Pissing on Main Street

On my first visit to this region eleven years ago, I was given the name of a farmer (Lorenzo) from the countryside and instructed to take a small bus to the remote trading town of Tarabuco, where I would surely find him in the central plaza on a Sunday. From there, Lorenzo would take me hiking over the mountains to the community where I would do my research.
That´s why this time I felt no qualms traveling to the same small town to look for another farmer (Modesto) whom I had not been able to reach by phone. I knew he would most likely be in the town on Sunday, and that he would be waiting for my arrival, as prearranged by a mutual friend.
This time I was accompanied by a Bolivian teacher to the trading town. When we got to Tarabuco, we didn´t see my host in the square, so we walked down the main street toward the house where his father-in-law had been staying when we passed through two years ago. Sure enough, there were the farmer´s fifteen year old daughter and three younger siblings. Within a half hour, they had called their father on his cellphone and he had come over from the local hospital, where he was participating in a two day seminar on integrating traditional Andean healing practices with modern medicine. Three of his sisters also emerged.
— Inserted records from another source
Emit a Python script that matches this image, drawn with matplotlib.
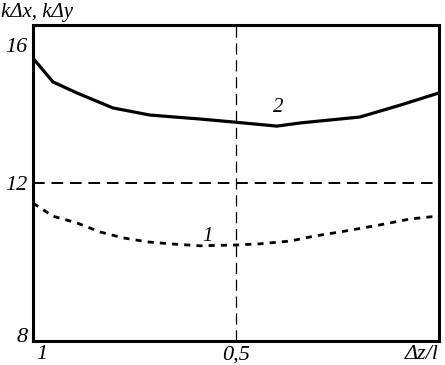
import matplotlib
matplotlib.use('Agg')
import matplotlib.pyplot as plt
from matplotlib.transforms import ScaledTranslation

# curve 2 (solid)
x2 = [1.0, 0.951, 0.892, 0.803, 0.712, 0.589, 0.502, 0.399, 0.342, 0.195, 0.096, 0.0]
y2 = [15.16, 14.56, 14.28, 13.90, 13.72, 13.62, 13.54, 13.44, 13.52, 13.67, 13.97, 14.28]

# curve 1 (short dashes)
x1 = [1.0, 0.951, 0.892, 0.835, 0.778, 0.719, 0.663, 0.589, 0.502, 0.441, 0.367, 0.305,
      0.244, 0.145, 0.071, 0.005]
y1 = [11.49, 11.16, 10.99, 10.76, 10.61, 10.51, 10.46, 10.41, 10.43, 10.46, 10.53, 10.66,
      10.76, 10.94, 11.09, 11.16]

x_ticks = [1.0, 0.5, 0.0]
x_ticklabels = ['1', '0,5', 'Δz/l']
y_ticks = [8, 12, 16]
y_ticklabels = ['8', '12', '16']
ref_level = 12
mid_x = 0.5

plt.rcParams['font.family'] = ['Liberation Serif', 'DejaVu Serif']
plt.rcParams['font.style'] = 'italic'

fig = plt.figure(figsize=(4.45, 3.65), dpi=100)
ax = fig.add_axes([0.0742, 0.0658, 0.9123, 0.8657])

ax.plot(x2, y2, color='black', linewidth=2.3, solid_joinstyle='miter')
ax.plot(x1, y1, color='black', linewidth=2.0, dashes=(2.2, 2.2))
ax.axhline(ref_level, color='black', linewidth=1.4, dashes=(6, 3.5))
ax.axvline(mid_x, color='black', linewidth=0.9, dashes=(9, 4.5))

ax.text(0.395, 13.9, '2', fontsize=15, ha='center', va='center')
ax.text(0.57, 10.65, '1', fontsize=15, ha='center', va='center')

ax.set_xlim(1, 0)
ax.set_ylim(8, 16)
ax.set_xticks(x_ticks)
ax.set_xticklabels(x_ticklabels, fontsize=16)
ax.set_yticks(y_ticks)
ax.set_yticklabels(y_ticklabels, fontsize=16)
ax.tick_params(axis='x', length=0, pad=3)
ax.tick_params(axis='y', length=0, pad=4)

xl = ax.get_xticklabels()
xl[0].set_ha('left')
xl[0].set_transform(xl[0].get_transform() + ScaledTranslation(0.03, 0, fig.dpi_scale_trans))
xl[2].set_ha('right')
yl = ax.get_yticklabels()
yl[0].set_transform(yl[0].get_transform() + ScaledTranslation(0, 0.06, fig.dpi_scale_trans))
yl[2].set_transform(yl[2].get_transform() + ScaledTranslation(0, -0.2, fig.dpi_scale_trans))

for s in ax.spines.values():
    s.set_linewidth(2.2)

fig.text(0.003, 0.965, 'kΔx, kΔy', fontsize=15, ha='left', va='center')

plt.savefig('out.png', dpi=100)
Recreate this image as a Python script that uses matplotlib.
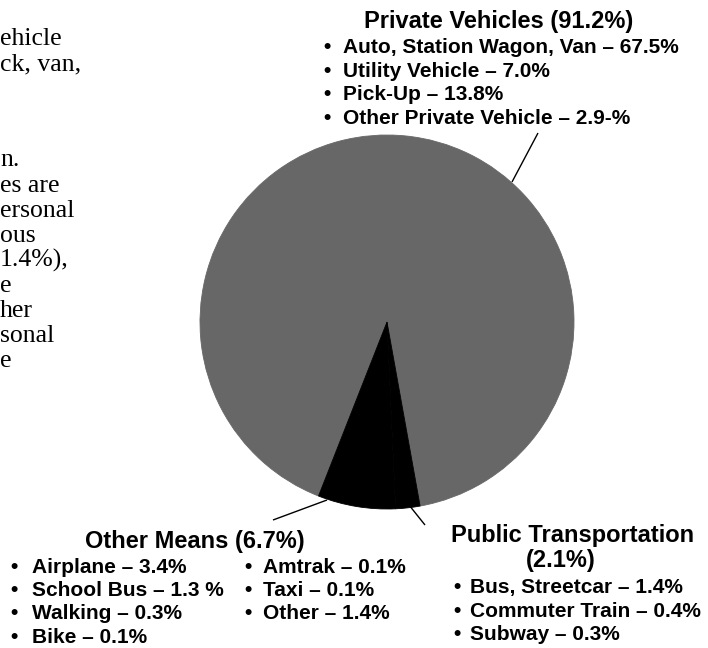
import matplotlib
matplotlib.use("Agg")
import matplotlib.pyplot as plt

# ---- data ----
group_names = ["Private Vehicles", "Other Means", "Public Transportation"]
group_shares = [91.2, 6.7, 2.1]
group_colors = ["#676767", "#000000", "#000000"]

private_title = "Private Vehicles (91.2%)"
private_items = ["Auto, Station Wagon, Van – 67.5%",
                 "Utility Vehicle – 7.0%",
                 "Pick-Up – 13.8%",
                 "Other Private Vehicle – 2.9-%"]

other_title = "Other Means (6.7%)"
other_items_col1 = ["Airplane – 3.4%", "School Bus – 1.3 %", "Walking – 0.3%", "Bike – 0.1%"]
other_items_col2 = ["Amtrak – 0.1%", "Taxi – 0.1%", "Other – 1.4%"]

public_title = "Public Transportation"
public_share_label = "(2.1%)"
public_items = ["Bus, Streetcar – 1.4%", "Commuter Train – 0.4%", "Subway – 0.3%"]

body_lines = ["ehicle", "ck, van,", "n.", "es are", "ersonal", "ous",
              "1.4%),", "e", "her", "sonal", "e"]

# ---- layout (pixel space) ----
W, H = 708, 648
def Y(y):
    return H - y

fig = plt.figure(figsize=(W / 100, H / 100), dpi=100)
ax = fig.add_axes([0, 0, 1, 1])

wedges, _ = ax.pie(group_shares, colors=group_colors, startangle=280.2, counterclock=True,
                   center=(387, Y(322)), radius=187,
                   wedgeprops=dict(linewidth=0.6))
for w, c in zip(wedges, group_colors):
    w.set_edgecolor(c)
ax.set_xlim(0, W)
ax.set_ylim(0, H)
ax.set_aspect("equal")
ax.axis("off")

sans = "Liberation Sans"
serif = "Liberation Serif"

# leader lines
for (x0, y0), (x1, y1) in [((538, 133), (512, 182)),
                           ((327, 500), (273, 520)),
                           ((405, 500), (425, 525))]:
    ax.plot([x0, x1], [Y(y0), Y(y1)], color="black", lw=1.0, solid_capstyle="butt")

def bullet_list(items, xb, xt, baselines, size=15):
    for s, yb in zip(items, baselines):
        ax.text(xb, Y(yb), "•", ha="center", va="baseline", fontsize=size,
                family=sans, weight="bold", color="black")
        ax.text(xt, Y(yb), s, ha="left", va="baseline", fontsize=size,
                family=sans, weight="bold", color="black")

# Private vehicles block
ax.text(499, Y(28), private_title, ha="center", va="baseline", fontsize=17,
        family=sans, weight="bold")
bullet_list(private_items, 327, 343, [53, 77, 100, 124])

# Other means block
ax.text(195, Y(548), other_title, ha="center", va="baseline", fontsize=17,
        family=sans, weight="bold")
bullet_list(other_items_col1, 14, 32, [573, 596, 619, 643])
bullet_list(other_items_col2, 248, 263, [573, 596, 619])

# Public transportation block
ax.text(573, Y(542), public_title, ha="center", va="baseline", fontsize=17,
        family=sans, weight="bold")
ax.text(561, Y(567), public_share_label, ha="center", va="baseline", fontsize=17,
        family=sans, weight="bold")
bullet_list(public_items, 457, 470, [593, 617, 640])

# cropped body text at left edge
body_baselines = [45, 70, 166, 192, 217, 242, 267, 292, 317, 342, 367]
for s, yb in zip(body_lines, body_baselines):
    ax.text(0, Y(yb), s, ha="left", va="baseline", fontsize=18.5,
            family=serif, color="black")

fig.savefig("out.png", dpi=100)
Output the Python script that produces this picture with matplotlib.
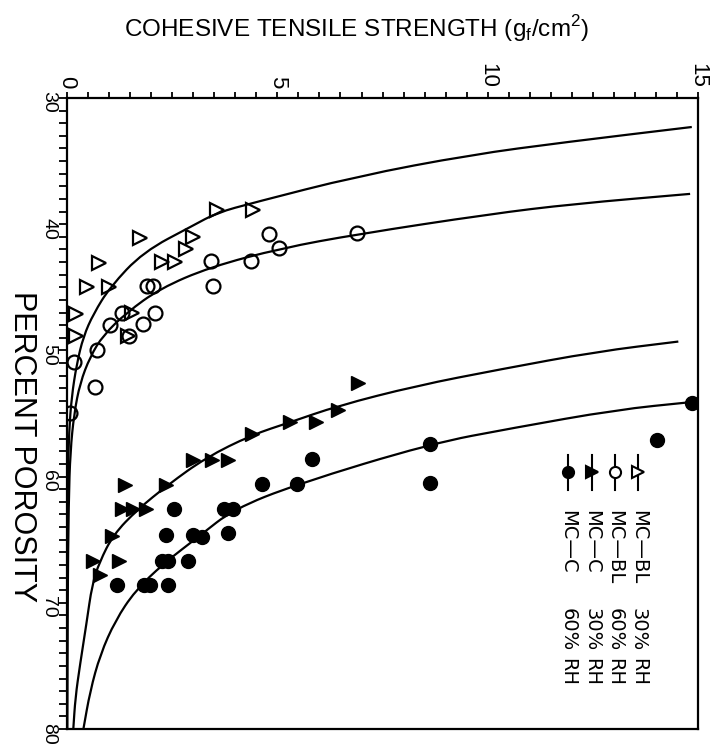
import matplotlib
matplotlib.use("Agg")
import matplotlib.pyplot as plt
from matplotlib.path import Path
from matplotlib.patches import PathPatch
from matplotlib.ticker import MultipleLocator, FixedLocator

plt.rcParams['font.family'] = ['Liberation Sans', 'DejaVu Sans']

# ---- measured points: strength (gf/cm^2) vs percent porosity ----
bl30_strength = [3.56, 4.41, 1.74, 3.00, 2.83, 2.25, 2.57, 0.77, 0.48, 1.01,
                 0.21, 1.54, 0.21, 1.45]
bl30_porosity = [38.9, 38.9, 41.1, 41.0, 42.0, 43.0, 43.0, 43.1, 45.0, 45.0,
                 47.1, 47.0, 48.9, 48.9]

bl60_strength = [4.79, 5.05, 6.89, 3.42, 4.37, 3.48, 1.91, 2.05, 2.09, 1.81,
                 1.30, 1.02, 1.47, 0.72, 0.17, 0.67, 0.07]
bl60_porosity = [40.8, 41.9, 40.7, 42.9, 42.9, 44.9, 44.9, 44.9, 47.0, 47.9,
                 47.0, 48.0, 48.9, 50.0, 50.9, 52.9, 55.0]

c30_strength = [6.92, 6.43, 5.93, 5.30, 4.39, 3.83, 3.44, 3.00, 2.35, 1.38,
                1.88, 1.56, 1.30, 1.06, 1.24, 0.63, 0.78]
c30_porosity = [52.6, 54.7, 55.7, 55.7, 56.6, 58.7, 58.7, 58.7, 60.7, 60.7,
                62.6, 62.6, 62.6, 64.7, 66.7, 66.7, 67.8]

c60_strength = [14.85, 14.02, 8.63, 8.63, 5.83, 4.63, 5.46, 2.54, 3.72, 3.95,
                2.35, 3.00, 3.20, 3.83, 2.25, 2.40, 2.88, 1.20, 1.82, 1.98, 2.40]
c60_porosity = [54.2, 57.1, 57.4, 60.5, 58.6, 60.6, 60.6, 62.6, 62.6, 62.6,
                64.6, 64.6, 64.8, 64.5, 66.7, 66.7, 66.7, 68.6, 68.6, 68.6, 68.6]

# ---- fitted curves (strength, porosity) ----
fit_bl30_strength = [14.85, 11.85, 9.60, 6.90, 4.43, 3.56, 3.00, 1.81, 1.02, 0.63,
                     0.39, 0.23, 0.11, 0.05, 0.02, 0.008, 0.003]
fit_bl30_porosity = [32.3, 33.5, 34.5, 36.2, 38.3, 39.1, 40.1, 42.2, 45.0, 47.1,
                     48.9, 51.1, 53.7, 56.4, 60.0, 66.0, 80.0]

fit_bl60_strength = [14.81, 12.03, 10.05, 6.90, 5.10, 3.40, 2.21, 1.42, 0.86, 0.55,
                     0.31, 0.17, 0.08, 0.04, 0.015, 0.005]
fit_bl60_porosity = [37.6, 38.4, 39.2, 40.8, 41.9, 43.4, 45.1, 47.0, 48.8, 50.5,
                     52.6, 55.0, 58.0, 62.0, 70.0, 80.0]

fit_c30_strength = [14.53, 12.59, 10.30, 8.31, 6.43, 5.30, 4.39, 3.30, 2.40, 1.68,
                    1.10, 0.77, 0.60, 0.46, 0.31, 0.20, 0.15]
fit_c30_porosity = [49.3, 50.1, 51.5, 52.8, 54.4, 55.7, 56.7, 58.5, 60.65, 62.6,
                    64.6, 66.8, 68.5, 71.7, 74.9, 77.5, 80.0]

fit_c60_strength = [14.83, 13.07, 10.60, 8.63, 5.46, 3.95, 3.15, 2.29, 1.62, 1.15,
                    0.79, 0.55, 0.39]
fit_c60_porosity = [54.1, 54.7, 56.15, 57.4, 60.6, 62.6, 64.7, 66.9, 69.05, 71.4,
                    74.1, 77.0, 80.0]

x_ticks = [0, 5, 10, 15]
y_ticks = [30, 40, 50, 60, 70, 80]

legend_rows = [
    ('>', False, 'MC\u2014BL', '30%', 'RH'),
    ('o', False, 'MC\u2014BL', '60%', 'RH'),
    ('>', True, 'MC\u2014C', '30%', 'RH'),
    ('o', True, 'MC\u2014C', '60%', 'RH'),
]


def smooth_curve(xs, ys):
    """Quadratic-Bezier path running through the midpoints of the polyline."""
    pts = list(zip(xs, ys))
    verts = [pts[0], ((pts[0][0] + pts[1][0]) / 2, (pts[0][1] + pts[1][1]) / 2)]
    codes = [Path.MOVETO, Path.LINETO]
    for i in range(1, len(pts) - 1):
        nxt = ((pts[i][0] + pts[i + 1][0]) / 2, (pts[i][1] + pts[i + 1][1]) / 2)
        verts += [pts[i], nxt]
        codes += [Path.CURVE3, Path.CURVE3]
    verts.append(pts[-1])
    codes.append(Path.LINETO)
    return Path(verts, codes)


fig = plt.figure(figsize=(7.18, 7.49), dpi=100)
ax = fig.add_axes([0.0933, 0.0267, 0.879, 0.8425])
ax.set_xlim(0, 15)
ax.set_ylim(80, 30)

for fx, fy in [(fit_bl30_strength, fit_bl30_porosity),
               (fit_bl60_strength, fit_bl60_porosity),
               (fit_c30_strength, fit_c30_porosity),
               (fit_c60_strength, fit_c60_porosity)]:
    ax.add_patch(PathPatch(smooth_curve(fx, fy), facecolor='none',
                           edgecolor='black', lw=1.6, zorder=2))

ax.plot(bl30_strength, bl30_porosity, ls='none', marker='>', ms=10.5,
        mfc='none', mec='black', mew=1.6, zorder=3)
ax.plot(bl60_strength, bl60_porosity, ls='none', marker='o', ms=10,
        mfc='none', mec='black', mew=1.6, zorder=3)
ax.plot(c30_strength, c30_porosity, ls='none', marker='>', ms=10.5,
        mfc='black', mec='black', zorder=3)
ax.plot(c60_strength, c60_porosity, ls='none', marker='o', ms=10,
        mfc='black', mec='black', zorder=3)

# axes styling: strength along the top, porosity increasing downward
ax.xaxis.set_ticks_position('top')
ax.xaxis.set_major_locator(FixedLocator(x_ticks))
ax.xaxis.set_minor_locator(MultipleLocator(0.5))
ax.yaxis.set_major_locator(FixedLocator(y_ticks))
ax.yaxis.set_minor_locator(MultipleLocator(1))
ax.tick_params(axis='x', which='both', direction='out', length=4, width=1.3,
               top=True, bottom=False, labeltop=True, labelbottom=False,
               labelsize=16, labelrotation=-90, pad=3)
ax.tick_params(axis='y', which='both', direction='out', length=5.5, width=1.3,
               left=True, right=False, labelsize=14, labelrotation=-90, pad=1.5)
for s in ax.spines.values():
    s.set_linewidth(1.6)

fig.text(0.497, 1 - 29 / 749,
         r'COHESIVE TENSILE STRENGTH (g$_\mathregular{f}$/cm$^\mathregular{2}$)',
         ha='center', va='center', fontsize=17.5)
fig.text(0.031, 1 - 447 / 749, 'PERCENT POROSITY', rotation=-90,
         ha='center', va='center', fontsize=22)

# legend written sideways in the lower right
col_x = [0.905, 0.868, 0.832, 0.794]
for (mk, filled, name, rh, unit), cx in zip(legend_rows, col_x):
    ax.plot([cx, cx], [0.434, 0.379], transform=ax.transAxes, color='black',
            lw=1.5, zorder=4)
    ax.plot([cx], [0.407], transform=ax.transAxes, marker=mk, ms=8,
            mfc='black' if filled else 'white', mec='black', mew=1.5, zorder=5)
    ax.text(cx, 0.347, name, transform=ax.transAxes, rotation=-90,
            ha='center', va='top', fontsize=14, family='DejaVu Sans')
    ax.text(cx, 0.192, rh, transform=ax.transAxes, rotation=-90,
            ha='center', va='top', fontsize=14, family='DejaVu Sans')
    ax.text(cx, 0.113, unit, transform=ax.transAxes, rotation=-90,
            ha='center', va='top', fontsize=14, family='DejaVu Sans')

fig.savefig('out.png', dpi=100)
It turns out that since 2009, the entire younger generation plus most of my generation has migrated to Tarabuco from the countryside, leaving only Modesto and his wife, plus a single sister and their mother, and one eleven year old daughter, back on the farm. Two grown siblings have married and moved to the cities of Santa Cruz and Buenos Aires. The fifteen year old daughter has dropped out of school and is in charge of caring for her siblings, ages 7, 9 and 11 in Tarabuco, mostly making sure they eat and get to school. I was told that the reason for this migration is schooling.
A parallel migration is happening among many families in rural Bolivia and Peru. Many communities only offer schooling through 6th (maximum 8th) grade. Kids are moving, younger and younger, to small towns and cities where they begin speaking only Spanish and participating in schools with more resources than they can find in the countryside.
My teacher friend made sure that I was in good hands with this family and that they would take me to the countryside after meeting with the local school authority in the morning to ask permission to enter the school. We spent a couple of hours shopping for food and traditional clothes in the markets around town, then my friend left. I made my way back to Modesto´s house and found the door locked, so stood waiting for awhile on the narrow sidewalk.
Then I saw her: a young woman in a skirt only a half block away, squatting to pee right on the sidewalk, and not avoiding my gaze. I have seen many folks peeing in Andean ditches and on trails, but never right on the sidewalk, and never being quite so indiscreet!
When I related this tale to my teacher friend back in the city, she and her husband laughed and said ´that´s our Andean culture!´ There is no collective shame among folks from the countryside about peeing in public, (although other streets in Tarabuco have signs forbidding the practice.)
On the other hand, lest these people seem entirely without a sense of manners or cleanliness: we went today to a public market in the big city of Sucre and found our way to the food stall area where my friend´s fifty-something niece has a tiny restaurant service. Everyone greeted each other with great formality, calling each other ‘aunt´and ‘uncle’, helping the niece serve her guests. We had a delicious two-course meal in one of the humblest looking places in the city and the diners were all incredibly gracious and formal with each other.